Lotnisko Ulmów zapłaci Wizz Airowi za promocję
Port Lotniczy Rzeszów-Jasionka im. Ulmów przeprowadzi kampanię promocyjną w kanałach elektronicznych przewoźnika lotniczego. Zamówienie zostało przyznane Wizz Airowi w trybie negocjacyjnym bez uprzedniego zaproszenia do ubiegania się o zamówienie.
Reklama
Węgierski przewoźnik od kilku lat obecny jest na rzeszowskim lotnisku z jedną trasą do stolicy Włoch, obsługiwaną dwa razy w tygodniu.
Jak argumentują władze portu powodem, dla którego zamówienie zostało przyznane Wizz Airowi, jest brak konkurencji technicznej. Lotnisko analizując dostępne opcje, stwierdził, że jedynie Wizz Air oferuje kierunki lotów zgodne ze strategią promocyjną. W związku z tym, wykonanie zamówienia przez innego wykonawcę jest technicznie niemożliwe.

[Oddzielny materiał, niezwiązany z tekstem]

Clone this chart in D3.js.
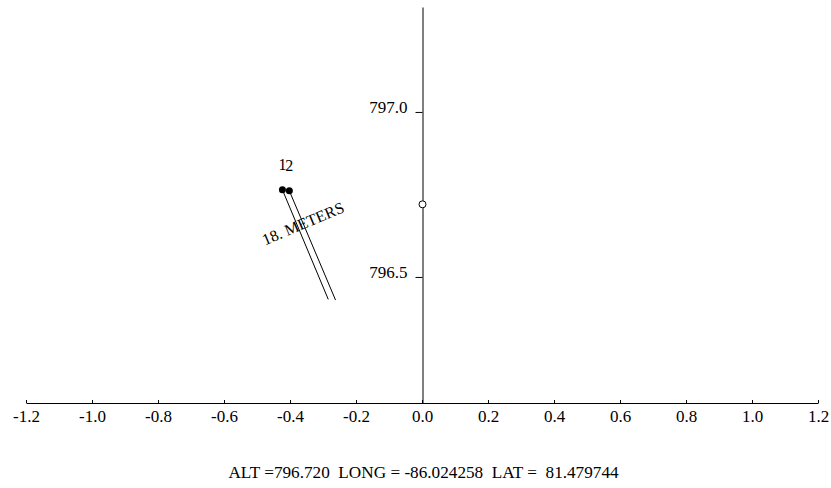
<!DOCTYPE html>
<html>
<head>
<meta charset="utf-8">
<script src="https://cdn.jsdelivr.net/npm/d3@7"></script>
<style>
  html, body { margin: 0; padding: 0; background: #fff; }
  svg { display: block; font-family: "Liberation Serif", "Times New Roman", serif; }
</style>
</head>
<body>
<div id="chart"></div>
<script>
// axis ticks
var xTicks = [-1.2, -1.0, -0.8, -0.6, -0.4, -0.2, 0.0, 0.2, 0.4, 0.6, 0.8, 1.0, 1.2];
var yTicks = [796.5, 797.0];

// stations (offset from reference point, altitude)
var stationNames = ["1", "2"];
var stationX = [-0.423, -0.402];
var stationY = [796.764, 796.761];
// far ends of the direction lines
var lineEndX = [-0.284, -0.262];
var lineEndY = [796.432, 796.430];
var distanceLabel = "18. METERS";

// reference point
var refX = 0.0;
var refAlt = 796.720;
var footer = "ALT =796.720  LONG = -86.024258  LAT =  81.479744";

var width = 831, height = 488;

var svg = d3.select('#chart')
    .append('svg')
    .attr('width', width)
    .attr('height', height);

var x = d3.scaleLinear().domain([-1.2, 1.2]).range([26, 818]);
var y = d3.scaleLinear().domain([796.118, 797.318]).range([403, 7]);

var fmt = function (d) { return d.toFixed(1); };

// x axis, ticks pointing up
var xAxis = svg.append('g')
    .attr('transform', 'translate(0,403)')
    .call(d3.axisBottom(x).tickValues(xTicks).tickSizeInner(-3).tickSizeOuter(0).tickFormat(fmt));
xAxis.attr('font-family', null).attr('font-size', 17);
xAxis.selectAll('text').attr('y', 19).attr('dy', 0);

// y axis through zero
var yAxis = svg.append('g')
    .attr('transform', 'translate(' + (x(0) + 0.5) + ',0)')
    .call(d3.axisLeft(y).tickValues(yTicks).tickSizeInner(7).tickSizeOuter(0).tickFormat(fmt));
yAxis.attr('font-family', null).attr('font-size', 17);
yAxis.selectAll('text').attr('x', -15).attr('dy', 1);

var stations = stationNames.map(function (n, i) {
    return {name: n, x: stationX[i], y: stationY[i], ex: lineEndX[i], ey: lineEndY[i]};
});

// direction lines
svg.selectAll('line.dir')
    .data(stations)
    .enter().append('line')
    .attr('class', 'dir')
    .attr('x1', function (d) { return x(d.x); })
    .attr('y1', function (d) { return y(d.y); })
    .attr('x2', function (d) { return x(d.ex); })
    .attr('y2', function (d) { return y(d.ey); })
    .style('stroke', '#000')
    .style('stroke-width', 1);

svg.selectAll('circle.station')
    .data(stations)
    .enter().append('circle')
    .attr('class', 'station')
    .attr('cx', function (d) { return x(d.x); })
    .attr('cy', function (d) { return y(d.y); })
    .attr('r', 3.5)
    .style('fill', '#000');

svg.selectAll('text.station')
    .data(stations)
    .enter().append('text')
    .attr('class', 'station')
    .attr('x', function (d) { return x(d.x); })
    .attr('y', function (d) { return y(d.y) - 19.5; })
    .attr('text-anchor', 'middle')
    .attr('font-size', 16)
    .text(function (d) { return d.name; });

// distance label, perpendicular to the lines
var sx = d3.mean(stations, function (d) { return x(d.x); });
var sy = d3.mean(stations, function (d) { return y(d.y); });
var ex = d3.mean(stations, function (d) { return x(d.ex); });
var ey = d3.mean(stations, function (d) { return y(d.ey); });
var t = 0.36;
var lx = sx + (ex - sx) * t, ly = sy + (ey - sy) * t;
var angle = Math.atan2(ey - sy, ex - sx) * 180 / Math.PI - 90;
svg.append('text')
    .attr('transform', 'translate(' + lx + ',' + ly + ') rotate(' + angle + ')')
    .attr('dx', 3)
    .attr('text-anchor', 'middle')
    .attr('font-size', 16)
    .text(distanceLabel);

// reference point
svg.append('circle')
    .attr('cx', x(refX) + 0.5)
    .attr('cy', y(refAlt))
    .attr('r', 3.5)
    .style('fill', '#fff')
    .style('stroke', '#000')
    .style('stroke-width', 1);

svg.append('text')
    .attr('x', 423.5)
    .attr('y', 478)
    .attr('text-anchor', 'middle')
    .attr('font-size', 17.2)
    .style('white-space', 'pre')
    .text(footer);
</script>
</body>
</html>
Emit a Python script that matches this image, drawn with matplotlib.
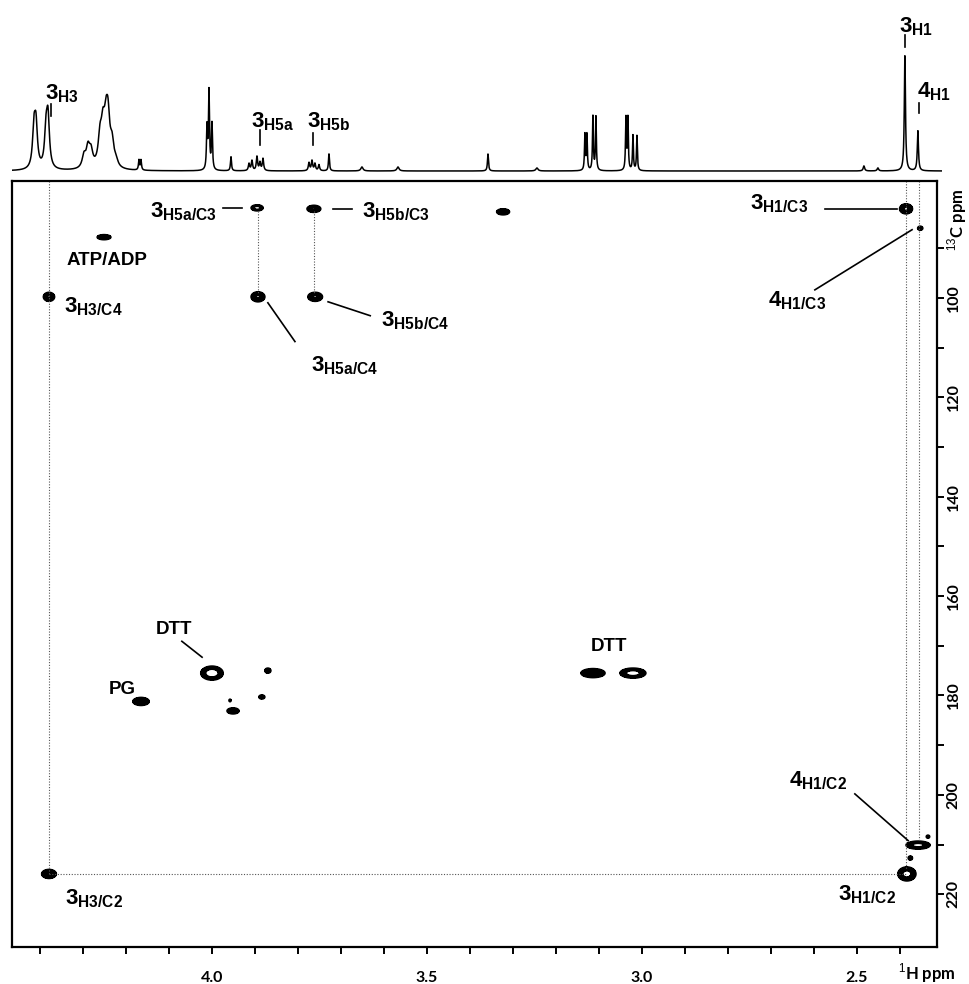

Kampania promocyjna będzie realizowana przy użyciu kanałów dystrybucji treści marketingowych Wizz Aira. Przewoźnik udostępni swoje bazy danych oraz wiedzę na temat skutecznych działań promocyjnych. Zamówienie zostało udzielone w trybie negocjacyjnym bez uprzedniego zaproszenia do ubiegania się o zamówienie. Taki tryb jest zgodny z przepisami prawa zamówień publicznych w sytuacjach, gdy konkurencja jest niemożliwa z przyczyn technicznych lub prawnych.
Szczególne przyczyny techniczne oraz wskazanie na przysługującą Wizz Air ochronę praw wyłącznych wynikających z odrębnych przepisów (w tym w zakresie ochrony prawno-autorskiej) jednoznacznie wskazują, że linia lotnicza Wizz Air jest jedynym podmiotem zdolnym do wykonania przedmiotowego zamówienia. Szczególny charakter przedmiotowego zamówienia, tj. kampanii promocyjno-reklamowej, która będzie realizowana poprzez kanały dystrybucji treści marketingowych linii lotniczej Wizz Air, powoduje, że zamówienie może być zrealizowane tylko i wyłącznie przez linię lotniczą Wizz Air- czytamy w ogłoszeniu.
Nie jest znana dokładna wartość umowy między podrzeszowskim lotniskiem a Wizz Airem.
Lotniska ani samorządy w większości przypadków nie mogą bezpośrednio dofinansowywać tras z uwagi na unijne przepisy, dlatego najczęstszą formą dopłat są tzw. opłaty marketingowe. Port lotniczy lub samorząd podpisują z przewoźnikiem lub pośredniczącą agencją umowę na promocję lub regionu na stronie linii, na samolotach lub w magazynie pokładowym. Kwoty, na które opiewają takie umowy, zwykle są liczone w milionach złotych lub euro. Oficjalnie kontrakty służą jedynie promocji, nieoficjalnie - często są warunkiem, od którego przewoźnik uzależnia otwarcie nowej lub obecność na już istniejących trasach.
Umowy marketingowe to temat delikatny. Choć przyjęło się określać je mianem "dopłat" dla linii niskokosztowych, pod względem formalnym taki termin jest błędny. Z prawnego punktu widzenia przewoźnicy otrzymują wysokie zapłaty za świadczone przez siebie usługi promocyjne. Jeśli w tym tekście używamy słowa "dopłaty", robimy to dla uproszczenia i nie mamy na myśli przelewu "za nic". Nie zmienia to jednak faktu, że nieoficjalnie wiadomo, że przewoźnicy nierzadko stawiają sprawę na ostrzu noża - bardzo wysoki kontrakt reklamowy ("dopłata") lub koniec połączeń. A lotniska, walczące o jak największy ruch, są stawiane pod ścianą.
Takie umowy z liniami lotniczymi mogą zawierać lotniska lub regionalne samorządy albo organizacje turystyczne. Czasem zamówienia są tak przygotowane, że zwycięzcą może zostać tylko jeden przewoźnik. Nie odbywa się wtedy nawet przetarg. Z kolei w przypadku samorządów przetargi mają miejsce.